Monday, June 29, 2015

48 Years Ago Today: Flute Thing performed by The Blues Project



I wish I'd captured this video clip. Or attended the concert.  But forty eight years ago today* I was 6000 miles away from California and sweating with the burden of academic endeavour. Specifically I was a  high school student in the UK taking my "O" levels in chemistry and other subjects. From my teenage perspective, leafy Surrey seemed like a boring and uncool location.  I was starting to become very aware of music and realised that the American scene was the happening place. (At least it was for awhile, but I won't digress now.)  Quite naturally the socio-cultural aspects of the 1967 Monterey Pop Festival seemed a lot more interesting than prosaic regurgitations of the Haber Process and Hook's Law. So just why was this particular performance so notable? Let me explain...
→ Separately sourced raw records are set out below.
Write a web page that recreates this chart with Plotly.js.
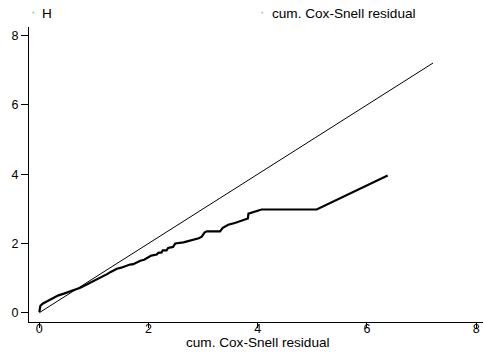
<!DOCTYPE html>
<html>
<head>
<meta charset="utf-8">
<script src="https://cdn.plot.ly/plotly-3.0.1.min.js"></script>
<style>html,body{margin:0;padding:0;background:#fff;}#chart{width:484px;height:358px;}</style>
</head>
<body>
<div id="chart"></div>
<script>
// Nelson-Aalen cumulative hazard H of the Cox-Snell residuals
var hX = [0.00, 0.01, 0.02, 0.06, 0.15, 0.25, 0.35, 0.45, 0.55, 0.65, 0.75, 0.85, 0.95, 1.05, 1.12, 1.18,
          1.25, 1.30, 1.35, 1.42, 1.50, 1.58, 1.66, 1.72, 1.78, 1.85, 1.92, 2.00, 2.05, 2.15, 2.18, 2.24,
          2.26, 2.33, 2.36, 2.45, 2.49, 2.64, 2.75, 2.82, 2.92, 2.97, 3.03, 3.07, 3.31, 3.36, 3.46, 3.58,
          3.68, 3.82, 3.83, 4.07, 4.40, 5.08, 6.38];
var hY = [0.02, 0.13, 0.20, 0.26, 0.33, 0.42, 0.50, 0.55, 0.60, 0.66, 0.72, 0.80, 0.88, 0.94, 1.00, 1.05,
          1.12, 1.17, 1.22, 1.27, 1.30, 1.35, 1.39, 1.40, 1.45, 1.50, 1.53, 1.62, 1.65, 1.68, 1.73, 1.74,
          1.80, 1.80, 1.87, 1.90, 2.00, 2.03, 2.07, 2.11, 2.15, 2.19, 2.32, 2.35, 2.35, 2.45, 2.54, 2.59,
          2.64, 2.72, 2.86, 2.98, 2.98, 2.98, 3.96];
// reference line: cum. Cox-Snell residual against itself
var csX = [0.00, 7.21];
var csY = [0.00, 7.21];
var tickVals = [0, 2, 4, 6, 8];
var tickText = ['0', '2', '4', '6', '8'];
var legendNames = ['H', 'cum. Cox-Snell residual'];
var xTitle = 'cum. Cox-Snell residual';

var FONT = 'Liberation Sans, Arial, sans-serif';
var FS = 13.6;
var TFS = 12.5;

var traces = [
  {x: hX, y: hY, type: 'scatter', mode: 'lines', name: legendNames[0],
   line: {color: '#000', width: 2.2, shape: 'linear'}, showlegend: false, hoverinfo: 'none'},
  {x: csX, y: csY, type: 'scatter', mode: 'lines', name: legendNames[1],
   line: {color: '#000', width: 1}, showlegend: false, hoverinfo: 'none'}
];

var L = 29, R = 483, T = 27, B = 322;
function px(p) { return (p - L) / (R - L); }
function py(p) { return (B - p) / (B - T); }

var annotations = [
  {text: '·', x: px(33.7), y: py(12), xanchor: 'center', yanchor: 'middle', font: {color: '#999', size: FS}},
  {text: legendNames[0], x: px(41), y: py(13), xanchor: 'left', yanchor: 'middle', font: {color: '#000', size: FS}},
  {text: '·', x: px(262), y: py(12), xanchor: 'center', yanchor: 'middle', font: {color: '#999', size: FS}},
  {text: legendNames[1], x: px(271), y: py(13), xanchor: 'left', yanchor: 'middle', font: {color: '#000', size: FS}},
  {text: xTitle, x: px(258), y: py(342), xanchor: 'center', yanchor: 'middle', font: {color: '#000', size: FS}}
].map(function (a) { a.xref = 'paper'; a.yref = 'paper'; a.showarrow = false; a.borderpad = 0; return a; });

var layout = {
  width: 484, height: 358,
  margin: {l: L, r: 484 - R, t: T, b: 358 - B, pad: 0},
  paper_bgcolor: '#fff', plot_bgcolor: '#fff',
  font: {family: FONT, size: FS, color: '#000'},
  showlegend: false,
  xaxis: {
    range: [-0.189, 8.126], tickvals: tickVals, ticktext: tickText,
    showgrid: false, zeroline: false, showline: true, linecolor: '#000', linewidth: 1,
    ticks: 'outside', ticklen: 5, tickcolor: '#000', tickwidth: 1,
    ticklabelstandoff: -10,
    tickfont: {family: FONT, size: TFS, color: '#000'},
    automargin: false
  },
  yaxis: {
    range: [-0.269, 8.251], tickvals: tickVals, ticktext: tickText,
    showgrid: false, zeroline: false, showline: true, linecolor: '#000', linewidth: 1,
    ticks: 'outside', ticklen: 7, tickcolor: '#000', tickwidth: 1,
    tickfont: {family: FONT, size: TFS, color: '#000'},
    automargin: false
  },
  annotations: annotations
};

Plotly.newPlot('chart', traces, layout, {staticPlot: true, displayModeBar: false});
</script>
</body>
</html>
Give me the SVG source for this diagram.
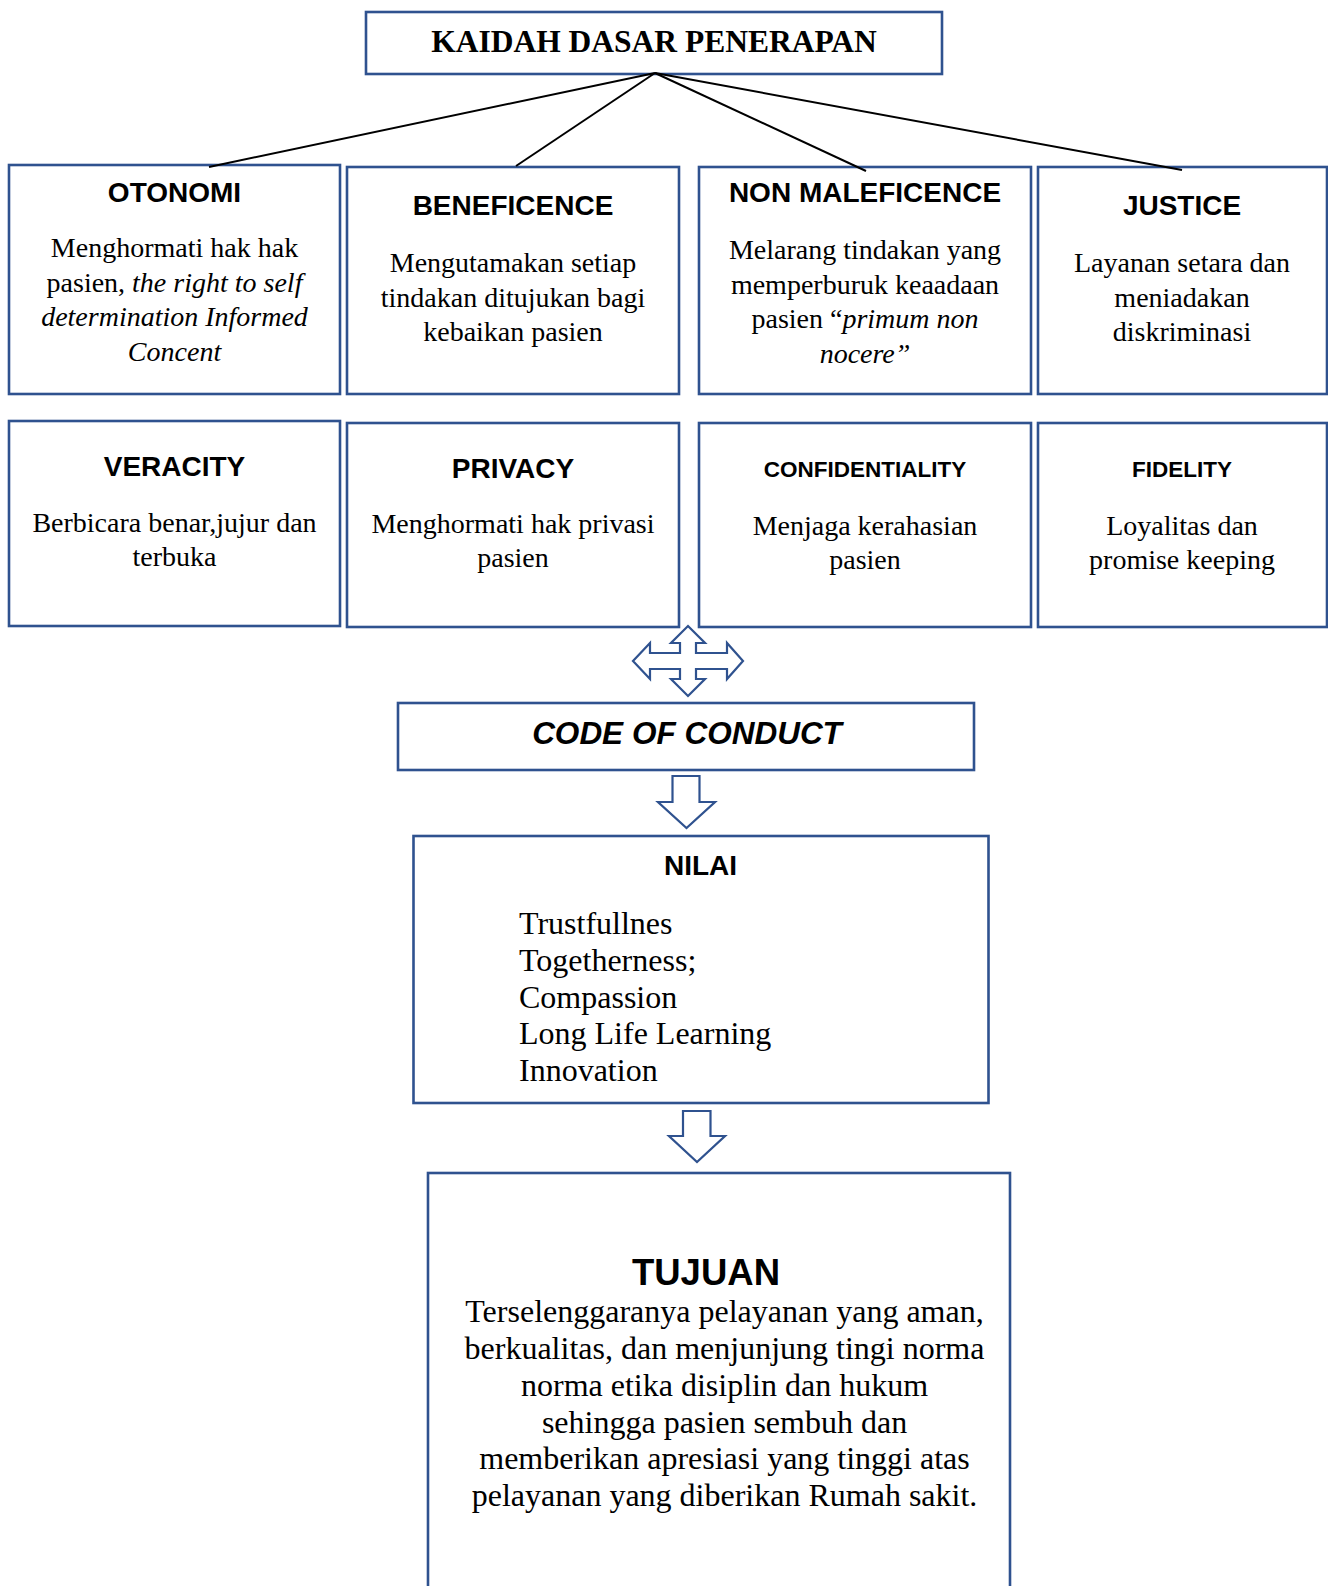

Back in the day, the Monterey Festivals showcased many cutting edge acts that subsequently become milestones in the development of rock music.  Jimi Hendrix, the Mammas and Pappas, Jefferson Airplane, Janis Joplin, and The Who were just a few of the luminaries that graced the stage at the county fairgrounds site. And then there was The Blues Project.  Never heard of them? Well neither had I until about six weeks ago when I chanced upon the above clip on YT.   This shameful lacuna of ignorance is particularly unforgivable on my part as (i) I fancy myself as a bit of a rock music historian and (ii) since my youth (1967 as it happens) I've been fascinated by the flute as an instrument in pop and rock music.  Well sadly The Blues Project are one of the most undeservedly unheard bands of all time.  Why?  Well, probably because they only lasted a couple of years with some of the band members (notably Al Kooper and Mike Bloomfield) jumping ship to achieve recognition elsewhere.  But in those two years the band produced the gem in the vid clip above.  So what's the big deal?  Well I'll tell you. Five decades ago, only a few slightly masochistic jazz musicians played flute in the arena of popular music. Usually it was a novelty instrument brought out to make a change from relentless sax solos or to lead saccharine-sweet pop songs. Perhaps the first mainstream pop-prog band that used flute as a frontline instrument was The Moody Blues with Nights in White Satin.  However despite the undoubted appeal of NIWS it can't, by any stretch of the imagination, be considered jazz-rock-blues fusion. That accolade can be claimed by the mighty Jethro Tull who had their breakout concert until August 1968 but didn't really achieve wide recognition until 1969. Other woodwind-powered bands, Focus, Quintessence, King Crimson et al. all followed. The point I'm hopefully succeeding in making here is that back in 1967, The Blues Project, featuring the excellent Andy Kulberg, were way ahead of the pack with their use of flute in rock music and should be given appropriate credit. A particularly interesting aspect of the late Mr Kulberg's playing is the integration of electronics, in this case a directly miced-up flute and an Echoplex tape delay, to produce some wonderful psychedelic effects.

Anyway, watch the vid and enjoy this pioneering band.

* I wrote the draft of this post on 18th June 2015 but due to some quirk with Blogger I failed to get it to publish until today (29th June). Annoying but whateva!